Under German law, graves in public cemeteries are maintained by the state for a certain period of time (20 years in Hessen, the state where Brübach lived), after which the deceased person's family must pay to lease the grave site if they wish to keep their loved one there. If the family does not pay, the headstone is removed and the grave is reused for a new deceased person. Brübach's father died aged 59 in 2015 and no other relatives could afford to pay the fees to keep Brübach's grave in place, so a public initiative was launched to fund a memorial stone.
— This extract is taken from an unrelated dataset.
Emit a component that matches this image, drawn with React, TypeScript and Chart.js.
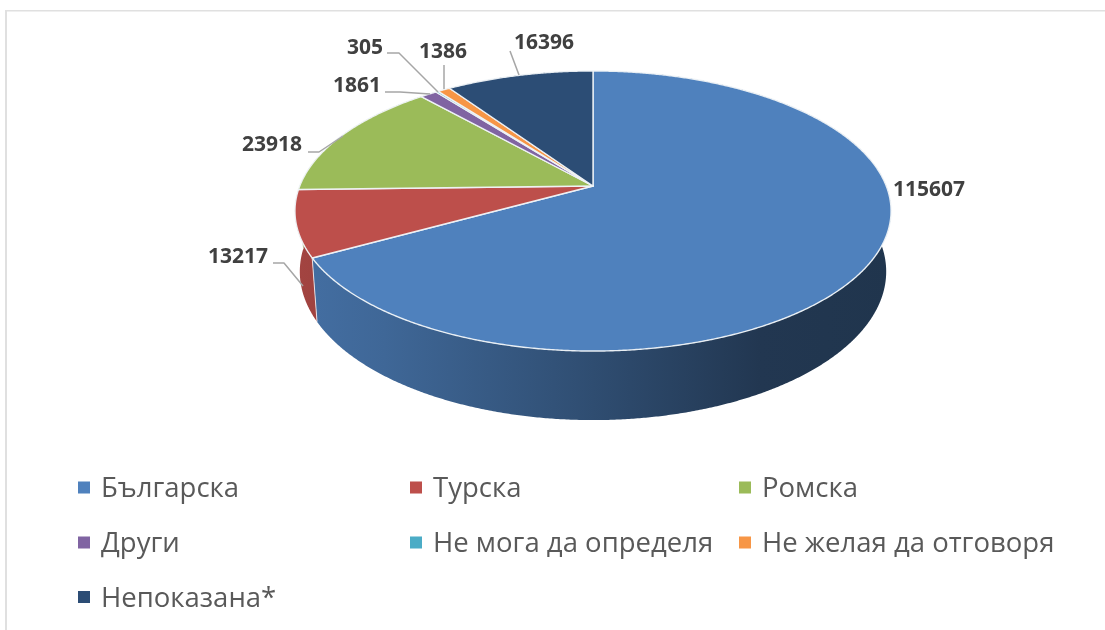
import React, { useEffect, useRef } from "react";
import { Chart, registerables } from "chart.js";

Chart.register(...registerables);

const categories = ["Българска", "Турска", "Ромска", "Други", "Не мога да определя", "Не желая да отговоря", "Непоказана*"];
const values = [115607, 13217, 23918, 1861, 305, 1386, 16396];
const colors = ["#4f81bd", "#bd4f4b", "#9bbb59", "#8064a2", "#4bacc6", "#f79646", "#2c4d75"];

// Label anchor (left x, middle y) and leader polyline per slice: layout only.
const labelAnchors: [number, number][] = [[893, 190], [208, 257], [242, 145], [333, 86], [347, 48], [419, 52], [514, 43]];
const leaders: [number, number][][] = [
  [],
  [[273, 263], [284, 263], [303, 286]],
  [[308, 152], [319, 152], [343, 136]],
  [[385, 92], [400, 92], [430, 94]],
  [[387, 53], [399, 53], [438, 92]],
  [[444, 65], [444, 89]],
  [[510, 51], [519, 75]],
];
const legendCols = [78, 410, 739];
const legendRows = [488, 543, 597.5];

const FONT = '"Open Sans", "Noto Sans", sans-serif';
const C = -0.1786; // perspective foreshortening
const K = 0.016; // depth of the cylinder in homogeneous units
const VY = 3964; // vanishing point of the vertical edges
const SX = 2.55;
const SY = 0.89;

function hexRgb(h: string) {
  return [1, 3, 5].map((i) => parseInt(h.slice(i, i + 2), 16));
}

const pie3d = {
  id: "pie3d",
  beforeDatasetsDraw(chart: any) {
    const ctx: CanvasRenderingContext2D = chart.ctx;
    const arcs = chart.getDatasetMeta(0).data;
    const cx = arcs[0].x, cy = arcs[0].y, r = arcs[0].outerRadius;
    const proj = (angle: number, depth: number) => {
      const t = angle + Math.PI / 2;
      const u = Math.sin(t), v = -Math.cos(t);
      const w = 1 + C * v + depth * K;
      return [cx + (SX * r * u) / w, (cy + SY * r * v + depth * K * VY) / w];
    };
    const rim = (a0: number, a1: number, depth: number) => {
      const n = Math.max(2, Math.ceil(Math.abs(a1 - a0) / 0.006));
      const pts: number[][] = [];
      for (let i = 0; i <= n; i++) pts.push(proj(a0 + ((a1 - a0) * i) / n, depth));
      return pts;
    };

    // chart frame
    ctx.save();
    ctx.fillStyle = "#e0e0e0";
    ctx.fillRect(6, 10, 1099, 1.5);
    ctx.fillRect(5, 10, 2, 620);
    ctx.restore();

    // side walls
    const x0 = cx - SX * r * 1.016, x1 = cx + SX * r * 1.016;
    const stops: [number, number][] = [[0, 0.86], [0.15, 0.8], [0.5, 0.6], [0.78, 0.43], [1, 0.41]];
    arcs.forEach((arc: any, i: number) => {
      const rgb = hexRgb(colors[i]);
      const g = ctx.createLinearGradient(x0, 0, x1, 0);
      stops.forEach(([p, f]) => g.addColorStop(p, `rgb(${rgb.map((c) => Math.round(c * f)).join(",")})`));
      const top = rim(arc.startAngle, arc.endAngle, 0);
      const bottom = rim(arc.startAngle, arc.endAngle, 1).reverse();
      ctx.beginPath();
      [...top, ...bottom].forEach((p, k) => (k ? ctx.lineTo(p[0], p[1]) : ctx.moveTo(p[0], p[1])));
      ctx.closePath();
      ctx.fillStyle = g;
      ctx.fill();
      ctx.strokeStyle = "rgba(255,255,255,0.75)";
      ctx.lineWidth = 1;
      ctx.beginPath();
      ctx.moveTo(top[0][0], top[0][1]);
      ctx.lineTo(bottom[bottom.length - 1][0], bottom[bottom.length - 1][1]);
      ctx.stroke();
    });

    // top faces
    arcs.forEach((arc: any, i: number) => {
      ctx.beginPath();
      ctx.moveTo(cx, cy);
      rim(arc.startAngle, arc.endAngle, 0).forEach((p) => ctx.lineTo(p[0], p[1]));
      ctx.closePath();
      ctx.fillStyle = colors[i];
      ctx.fill();
      ctx.strokeStyle = "rgba(240,244,248,0.95)";
      ctx.lineWidth = 1.4;
      ctx.lineJoin = "round";
      ctx.stroke();
    });

    // leaders and value labels
    ctx.strokeStyle = "#a6a6a6";
    ctx.lineWidth = 1.5;
    leaders.forEach((pts) => {
      if (!pts.length) return;
      ctx.beginPath();
      pts.forEach((p, k) => (k ? ctx.lineTo(p[0], p[1]) : ctx.moveTo(p[0], p[1])));
      ctx.stroke();
    });
    ctx.font = `bold 21px ${FONT}`;
    ctx.fillStyle = "#404040";
    ctx.textBaseline = "middle";
    ctx.textAlign = "left";
    chart.data.datasets[0].data.forEach((val: number, i: number) => {
      ctx.fillText(String(val), labelAnchors[i][0], labelAnchors[i][1] + 0.5);
    });

    // legend
    ctx.font = `27.5px ${FONT}`;
    chart.data.labels.forEach((label: string, i: number) => {
      const col = legendCols[i % 3];
      const row = legendRows[Math.floor(i / 3)];
      ctx.fillStyle = colors[i];
      ctx.fillRect(col, row - 6.5, 12, 12);
      ctx.fillStyle = "#595959";
      ctx.fillText(label, col + 23, row + 1.5);
    });
    return false;
  },
};

export default function App() {
  const ref = useRef<HTMLCanvasElement>(null);
  useEffect(() => {
    const chart = new Chart(ref.current!, {
      type: "pie",
      data: {
        labels: categories,
        datasets: [{ data: values, backgroundColor: colors, borderWidth: 0 }],
      },
      options: {
        responsive: false,
        animation: false,
        layout: { padding: { left: 295, right: 214, top: 71, bottom: 329 } },
        plugins: { legend: { display: false }, tooltip: { enabled: false } },
      },
      plugins: [pie3d],
    } as any);
    return () => chart.destroy();
  }, []);
  return (
    <div style={{ position: "absolute", left: 0, top: 0 }}>
      <canvas ref={ref} width={1105} height={630} style={{ display: "block" }} />
    </div>
  );
}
In March 2018, after Brübach's grave was reused, a memorial stone was erected under a nearby tree, within sight of the grave.

===Rewards offered===
The Frankfurt am Main Prosecutor's Office is offering 15,000 euros for any information leading to conviction of Brübach's murderer. A private individual has added 5,000 euros to this, making the total reward sum 20,000 euros. Another private individual offered a time-limited 80,000-euro reward, but it expired in May 2016 with no one coming forward. The 20,000-euro reward remains in place.